--- What is being asked ---
Spot each line that carries the word "this"; copy those lines.

--- Data ---

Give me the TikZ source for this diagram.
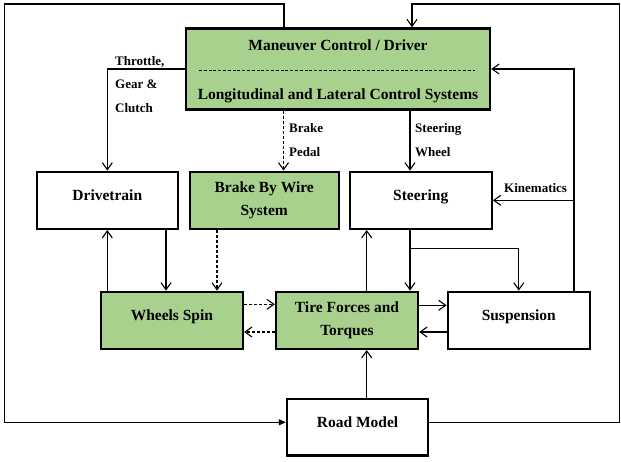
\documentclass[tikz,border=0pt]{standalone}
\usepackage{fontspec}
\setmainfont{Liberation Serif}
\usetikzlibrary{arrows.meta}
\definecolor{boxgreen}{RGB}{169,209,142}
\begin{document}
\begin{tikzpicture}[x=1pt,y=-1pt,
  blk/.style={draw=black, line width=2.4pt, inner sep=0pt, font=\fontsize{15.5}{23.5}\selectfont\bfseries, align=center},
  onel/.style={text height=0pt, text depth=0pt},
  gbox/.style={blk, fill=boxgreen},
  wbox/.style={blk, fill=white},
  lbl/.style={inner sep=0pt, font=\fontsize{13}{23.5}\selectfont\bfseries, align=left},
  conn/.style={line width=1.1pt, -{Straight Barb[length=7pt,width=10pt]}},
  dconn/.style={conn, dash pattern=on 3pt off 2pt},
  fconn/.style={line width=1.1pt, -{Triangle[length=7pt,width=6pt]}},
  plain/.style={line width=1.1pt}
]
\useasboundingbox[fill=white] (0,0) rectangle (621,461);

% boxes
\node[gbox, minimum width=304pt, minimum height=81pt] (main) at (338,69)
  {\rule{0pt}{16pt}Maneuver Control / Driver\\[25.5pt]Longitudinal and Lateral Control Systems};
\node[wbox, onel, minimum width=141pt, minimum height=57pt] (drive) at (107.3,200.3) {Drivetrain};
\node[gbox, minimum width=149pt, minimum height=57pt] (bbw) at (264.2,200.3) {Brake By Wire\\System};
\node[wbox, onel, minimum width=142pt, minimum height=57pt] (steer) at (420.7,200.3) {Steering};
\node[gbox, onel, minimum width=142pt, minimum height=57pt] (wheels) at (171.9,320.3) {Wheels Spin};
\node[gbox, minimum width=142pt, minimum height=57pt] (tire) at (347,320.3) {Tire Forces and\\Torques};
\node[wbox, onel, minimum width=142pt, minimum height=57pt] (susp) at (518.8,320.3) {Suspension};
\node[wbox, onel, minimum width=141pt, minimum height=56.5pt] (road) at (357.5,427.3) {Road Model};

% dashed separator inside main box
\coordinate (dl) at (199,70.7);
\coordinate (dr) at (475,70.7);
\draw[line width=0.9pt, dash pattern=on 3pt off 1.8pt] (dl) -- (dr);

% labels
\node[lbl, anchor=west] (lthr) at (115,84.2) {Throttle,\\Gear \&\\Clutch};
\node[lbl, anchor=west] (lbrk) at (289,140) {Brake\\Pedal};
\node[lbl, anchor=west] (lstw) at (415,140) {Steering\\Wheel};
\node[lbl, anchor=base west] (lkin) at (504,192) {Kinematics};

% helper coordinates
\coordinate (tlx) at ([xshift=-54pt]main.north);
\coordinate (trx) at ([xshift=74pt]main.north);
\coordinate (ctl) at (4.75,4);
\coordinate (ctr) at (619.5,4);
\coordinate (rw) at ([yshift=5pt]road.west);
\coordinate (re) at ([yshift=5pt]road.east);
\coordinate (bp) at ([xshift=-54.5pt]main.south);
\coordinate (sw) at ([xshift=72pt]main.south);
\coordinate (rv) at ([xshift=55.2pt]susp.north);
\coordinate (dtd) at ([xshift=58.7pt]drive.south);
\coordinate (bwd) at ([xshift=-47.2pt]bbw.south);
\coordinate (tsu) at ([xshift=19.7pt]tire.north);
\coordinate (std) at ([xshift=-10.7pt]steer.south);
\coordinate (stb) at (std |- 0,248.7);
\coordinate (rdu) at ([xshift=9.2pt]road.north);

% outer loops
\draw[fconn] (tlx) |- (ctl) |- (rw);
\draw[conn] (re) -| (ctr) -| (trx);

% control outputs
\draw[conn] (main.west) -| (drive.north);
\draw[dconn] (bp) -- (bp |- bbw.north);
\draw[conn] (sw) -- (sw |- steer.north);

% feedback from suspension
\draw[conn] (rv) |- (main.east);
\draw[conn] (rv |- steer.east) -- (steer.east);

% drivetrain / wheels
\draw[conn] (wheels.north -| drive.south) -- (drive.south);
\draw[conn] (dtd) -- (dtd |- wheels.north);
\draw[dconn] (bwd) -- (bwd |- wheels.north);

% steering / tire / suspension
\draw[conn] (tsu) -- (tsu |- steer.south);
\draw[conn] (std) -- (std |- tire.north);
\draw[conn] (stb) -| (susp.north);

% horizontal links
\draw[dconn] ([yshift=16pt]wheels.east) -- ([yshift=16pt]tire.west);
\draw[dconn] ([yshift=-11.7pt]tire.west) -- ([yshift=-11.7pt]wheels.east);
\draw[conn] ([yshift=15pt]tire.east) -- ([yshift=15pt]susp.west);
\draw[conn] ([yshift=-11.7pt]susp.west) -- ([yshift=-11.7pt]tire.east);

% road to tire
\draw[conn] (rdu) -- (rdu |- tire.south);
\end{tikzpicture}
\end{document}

--

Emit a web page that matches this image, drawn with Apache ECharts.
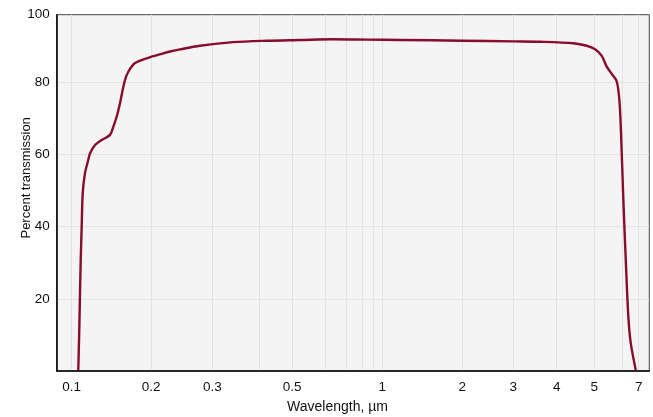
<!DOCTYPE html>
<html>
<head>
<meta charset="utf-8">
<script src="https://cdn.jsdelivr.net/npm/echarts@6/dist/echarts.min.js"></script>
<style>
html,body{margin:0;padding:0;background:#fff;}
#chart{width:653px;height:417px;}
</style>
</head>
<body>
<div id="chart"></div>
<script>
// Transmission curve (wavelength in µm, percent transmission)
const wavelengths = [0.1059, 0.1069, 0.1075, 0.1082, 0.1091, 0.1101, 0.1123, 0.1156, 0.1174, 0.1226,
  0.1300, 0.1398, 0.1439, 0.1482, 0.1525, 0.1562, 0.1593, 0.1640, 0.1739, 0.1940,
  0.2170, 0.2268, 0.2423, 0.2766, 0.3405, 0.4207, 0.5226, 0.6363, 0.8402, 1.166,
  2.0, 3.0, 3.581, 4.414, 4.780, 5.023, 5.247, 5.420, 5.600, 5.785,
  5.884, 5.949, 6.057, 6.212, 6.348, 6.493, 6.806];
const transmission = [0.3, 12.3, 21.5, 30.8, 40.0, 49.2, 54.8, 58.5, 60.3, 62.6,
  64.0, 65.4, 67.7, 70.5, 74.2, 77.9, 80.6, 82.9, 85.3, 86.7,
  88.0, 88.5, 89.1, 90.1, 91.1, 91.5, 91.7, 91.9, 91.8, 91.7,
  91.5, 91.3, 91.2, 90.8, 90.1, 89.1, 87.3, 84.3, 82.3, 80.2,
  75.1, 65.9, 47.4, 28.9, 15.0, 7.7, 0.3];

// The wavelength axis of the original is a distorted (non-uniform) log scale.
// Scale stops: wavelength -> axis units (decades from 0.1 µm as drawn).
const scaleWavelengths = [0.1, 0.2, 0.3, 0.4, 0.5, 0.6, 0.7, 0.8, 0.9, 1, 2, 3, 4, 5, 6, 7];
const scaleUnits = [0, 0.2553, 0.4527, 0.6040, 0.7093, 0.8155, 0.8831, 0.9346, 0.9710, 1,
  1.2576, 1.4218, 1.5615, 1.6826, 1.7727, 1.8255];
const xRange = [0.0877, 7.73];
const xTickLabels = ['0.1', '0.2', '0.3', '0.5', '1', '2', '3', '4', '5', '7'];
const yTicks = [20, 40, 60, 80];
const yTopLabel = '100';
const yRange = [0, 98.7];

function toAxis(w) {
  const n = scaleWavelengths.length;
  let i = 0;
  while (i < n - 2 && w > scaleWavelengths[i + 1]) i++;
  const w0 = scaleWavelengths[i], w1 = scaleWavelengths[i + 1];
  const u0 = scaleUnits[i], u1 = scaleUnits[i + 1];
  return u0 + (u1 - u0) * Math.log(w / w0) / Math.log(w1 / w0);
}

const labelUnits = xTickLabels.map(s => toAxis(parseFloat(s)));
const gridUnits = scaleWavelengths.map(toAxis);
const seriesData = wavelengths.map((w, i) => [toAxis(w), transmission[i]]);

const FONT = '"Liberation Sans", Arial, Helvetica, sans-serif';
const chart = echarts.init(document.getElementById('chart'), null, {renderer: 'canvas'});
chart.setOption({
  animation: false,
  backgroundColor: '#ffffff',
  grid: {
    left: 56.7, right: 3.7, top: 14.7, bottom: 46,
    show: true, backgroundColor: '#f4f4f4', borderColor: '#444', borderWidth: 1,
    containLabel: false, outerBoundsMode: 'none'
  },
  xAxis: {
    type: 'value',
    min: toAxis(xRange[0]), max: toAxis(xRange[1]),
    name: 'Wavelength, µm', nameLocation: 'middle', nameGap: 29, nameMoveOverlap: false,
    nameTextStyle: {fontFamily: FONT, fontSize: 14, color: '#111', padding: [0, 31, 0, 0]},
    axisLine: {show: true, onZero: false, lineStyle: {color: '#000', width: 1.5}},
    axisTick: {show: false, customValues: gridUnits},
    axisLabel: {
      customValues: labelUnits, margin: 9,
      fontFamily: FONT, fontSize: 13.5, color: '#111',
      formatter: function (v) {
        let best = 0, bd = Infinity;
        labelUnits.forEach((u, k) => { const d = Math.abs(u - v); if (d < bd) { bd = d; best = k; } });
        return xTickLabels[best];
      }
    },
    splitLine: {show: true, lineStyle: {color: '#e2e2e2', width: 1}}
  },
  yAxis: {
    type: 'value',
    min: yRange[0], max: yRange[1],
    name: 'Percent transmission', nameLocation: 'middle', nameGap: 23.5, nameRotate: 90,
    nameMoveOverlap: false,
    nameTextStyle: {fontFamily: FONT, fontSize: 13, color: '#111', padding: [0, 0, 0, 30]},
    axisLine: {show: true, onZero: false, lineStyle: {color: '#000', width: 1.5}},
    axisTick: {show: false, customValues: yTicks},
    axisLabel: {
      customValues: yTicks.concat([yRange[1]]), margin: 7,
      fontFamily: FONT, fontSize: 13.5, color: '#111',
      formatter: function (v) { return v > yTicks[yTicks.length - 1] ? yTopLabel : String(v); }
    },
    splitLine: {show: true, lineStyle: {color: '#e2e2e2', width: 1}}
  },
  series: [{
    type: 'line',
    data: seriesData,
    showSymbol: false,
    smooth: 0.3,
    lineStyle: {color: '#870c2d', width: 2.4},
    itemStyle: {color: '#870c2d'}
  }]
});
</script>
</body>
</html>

--- Response ---
Give me the TikZ source for this diagram.
Emit a web page that matches this image, drawn with Apache ECharts.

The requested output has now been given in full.